En fait, tous ces raisonnements sont basés sur des a priori. Ils ne résistent pas à une analyse objective, et au fait que ces chapiteaux pourraient être antérieurs à l'an mille. Et qu'il pourrait y avoir, non un « goût français » ou un « goût auvergnat », mais une contemporanéité des styles. C'est à dire que l'on trouve à d'autres endroits en Europe des églises construites dans le même style que celle-ci et édifiées à la même époque.

Images 20, 21, 22 : Les chapiteaux et tailloirs présentent des motifs géométriques et des feuilles stylisées.

Images 23, 24 : Un masque humain apparaît au milieu des feuillages stylisés.

Image 25 : Ici, c'est un buste d'orant qui émerge des feuillages.

Image 26 : L'orant (probablement un prêtre) est représenté en entier.
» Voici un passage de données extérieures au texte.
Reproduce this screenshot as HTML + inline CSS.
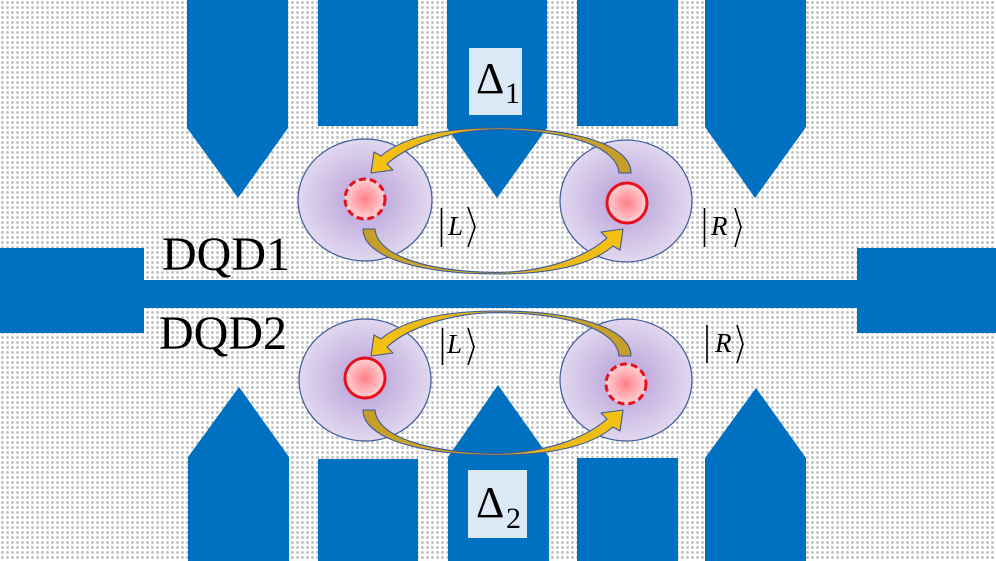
<!DOCTYPE html>
<html>
<head>
<meta charset="utf-8">
<style>
  html,body{margin:0;padding:0;background:#fff;}
  svg{display:block;}
  text{font-family:"Liberation Serif","Times New Roman",serif;}
</style>
</head>
<body>
<svg width="996" height="561" viewBox="0 0 996 561" xmlns="http://www.w3.org/2000/svg">
  <defs>
    <pattern id="dots" width="5" height="5" patternUnits="userSpaceOnUse">
      <rect width="5" height="5" fill="#ffffff"/>
      <circle cx="2.5" cy="2.5" r="1.45" fill="#c2c2c2"/>
    </pattern>
    <radialGradient id="pu" cx="50%" cy="50%" r="50%">
      <stop offset="0" stop-color="#b59cd7"/>
      <stop offset="1" stop-color="#e1d8ef"/>
    </radialGradient>
    <radialGradient id="rd" cx="50%" cy="50%" r="50%">
      <stop offset="0" stop-color="#ff7e86"/>
      <stop offset="1" stop-color="#ffd3d6"/>
    </radialGradient>
    <linearGradient id="gold" gradientUnits="userSpaceOnUse" x1="371" y1="0" x2="631" y2="0">
      <stop offset="0" stop-color="#f6c20f"/>
      <stop offset="0.5" stop-color="#d9ae22"/>
      <stop offset="1" stop-color="#c49d2a"/>
    </linearGradient>
    <path id="arr" d="M 631 173 C 631 145 575 128 497 128 C 440 128 402 138 381 156 L 374 152 L 371 173 L 393 170 L 387 164 C 407 146 447 130 497 129.6 C 565 130 617 146 619 173 Z"
      fill="url(#gold)" stroke="#3d5a96" stroke-width="1.1" stroke-linejoin="round"/>
  </defs>

  <!-- background -->
  <rect width="996" height="561" fill="url(#dots)"/>

  <!-- top gates -->
  <g fill="#0070c0">
    <polygon points="187,0 288,0 288,128 238,198 187,128"/>
    <rect x="318" y="0" width="100" height="126"/>
    <polygon points="447,0 547,0 547,128 497,198 447,128"/>
    <rect x="577" y="0" width="101" height="126"/>
    <polygon points="705,0 806,0 806,127 755,198 705,127"/>
  </g>

  <!-- bottom gates -->
  <g fill="#0070c0">
    <polygon points="188,561 289,561 289,457 239,387 188,457"/>
    <rect x="318" y="459" width="100" height="102"/>
    <polygon points="448,561 549,561 549,457 498,385 448,457"/>
    <rect x="577" y="458" width="101" height="103"/>
    <polygon points="705,561 806,561 806,458 756,388 705,458"/>
  </g>

  <!-- middle bar -->
  <g fill="#0070c0">
    <rect x="0" y="248" width="144" height="85"/>
    <rect x="144" y="280" width="713" height="28"/>
    <rect x="857" y="248" width="139" height="85"/>
  </g>

  <!-- delta boxes -->
  <rect x="469" y="48" width="53" height="67" fill="#dce9f6"/>
  <rect x="468" y="470" width="59" height="68" fill="#dce9f6"/>
  <text font-family="Liberation Serif, Times New Roman, serif" x="476" y="93" font-size="44" fill="#000">Δ</text>
  <text font-family="Liberation Serif, Times New Roman, serif" x="505" y="103" font-size="30" fill="#000">1</text>
  <text font-family="Liberation Serif, Times New Roman, serif" x="476" y="517" font-size="44" fill="#000">Δ</text>
  <text font-family="Liberation Serif, Times New Roman, serif" x="506" y="528" font-size="30" fill="#000">2</text>

  <!-- dot ellipses -->
  <g stroke="#3d5a9c" stroke-width="1.2" fill="url(#pu)">
    <ellipse cx="365" cy="200" rx="67" ry="61"/>
    <ellipse cx="626" cy="201" rx="66" ry="61"/>
    <ellipse cx="365" cy="380" rx="66" ry="61"/>
    <ellipse cx="626" cy="380" rx="66" ry="61"/>
  </g>

  <!-- red circles -->
  <g fill="url(#rd)" stroke="#e8101c" stroke-width="3">
    <circle cx="365" cy="199" r="20" stroke-dasharray="7 4"/>
    <circle cx="627" cy="203" r="20"/>
    <circle cx="365" cy="378" r="20"/>
    <circle cx="626" cy="384" r="20" stroke-dasharray="7 4"/>
  </g>

  <!-- curved arrows DQD1 -->
  <use href="#arr"/>
  <g transform="rotate(180 497 201)"><use href="#arr"/></g>

  <!-- curved arrows DQD2 -->
  <g transform="translate(0 183)"><use href="#arr"/></g>
  <g transform="translate(0 181) rotate(180 497 201)"><use href="#arr"/></g>

  <!-- labels DQD -->
  <text font-family="Liberation Serif, Times New Roman, serif" x="162" y="270" font-size="48" fill="#000">DQD1</text>
  <text font-family="Liberation Serif, Times New Roman, serif" x="159" y="349" font-size="48" fill="#000">DQD2</text>

  <!-- ket labels -->
  <g stroke="#000" stroke-width="1.6" fill="none">
    <line x1="441.5" y1="208" x2="441.5" y2="247"/>
    <polyline points="468,207 475,227 468,247"/>
    <line x1="704.5" y1="208" x2="704.5" y2="247"/>
    <polyline points="735,208 741,227 735,247"/>
    <line x1="442.5" y1="328" x2="442.5" y2="365"/>
    <polyline points="468,328 474,347 468,365"/>
    <line x1="707" y1="325" x2="707" y2="363"/>
    <polyline points="737,325 743,344 737,363"/>
  </g>
  <g font-family="Liberation Serif, Times New Roman, serif" font-style="italic" font-size="27" fill="#000">
    <text x="448" y="235">L</text>
    <text x="711" y="235">R</text>
    <text x="447" y="353">L</text>
    <text x="715" y="352">R</text>
  </g>
</svg>
</body>
</html>
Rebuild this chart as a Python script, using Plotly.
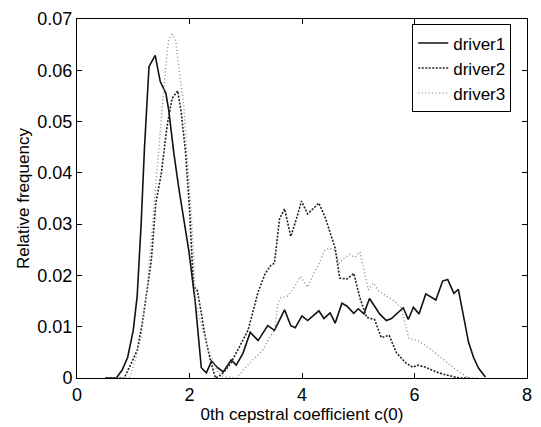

Le tracé de sa robe est typiquement préroman. À côté, des masques crachent (ou mangent) des grappes de raisin.

Image 27 : Deux masques humains apparaissent au milieu des feuillages stylisés.

Image 28 : À nouveau un masque humain. Les feuilles stylisées qui encadrent ce masque donnent à l'ensemble l'image d'un orant.

Image 29 : Sur la corbeille, deux lions à queue feuillue adossés. Sur le tailloir, deux hybrides affrontés. Ils ont les mêmes caractéristiques que celui vu sur l'image 11.

Image 30 : Deux orants encadrant un masque. Ils portent des vêtements préromans.

Images 31, 32 et 33 d'un même ensemble. Sur la corbeille, deux hommes nus cueillent des grappes de raisin sur les pampres. Sur le tailloir entre deux rameaux de vigne, une chasse au cerf. Ces scènes apparaissent très ordinaires. En fait, la pampre de vigne serait symbole d'immortalité. Et, quant à la chasse au cerf, elle évoquerait un symbole celte. Le cerf, du dieu celte Cerniers, chassé par un loup, deviendrait loup, puis ultérieurement reviendrait cerf. Ce serait le symbole d'un rythme : rythme du jour, rythme des saisons, rythme de la vie.


Datation envisagée pour la piève San Giovanni Battista de Ponte allo Spino : an 900 avec un écart de 50 ans.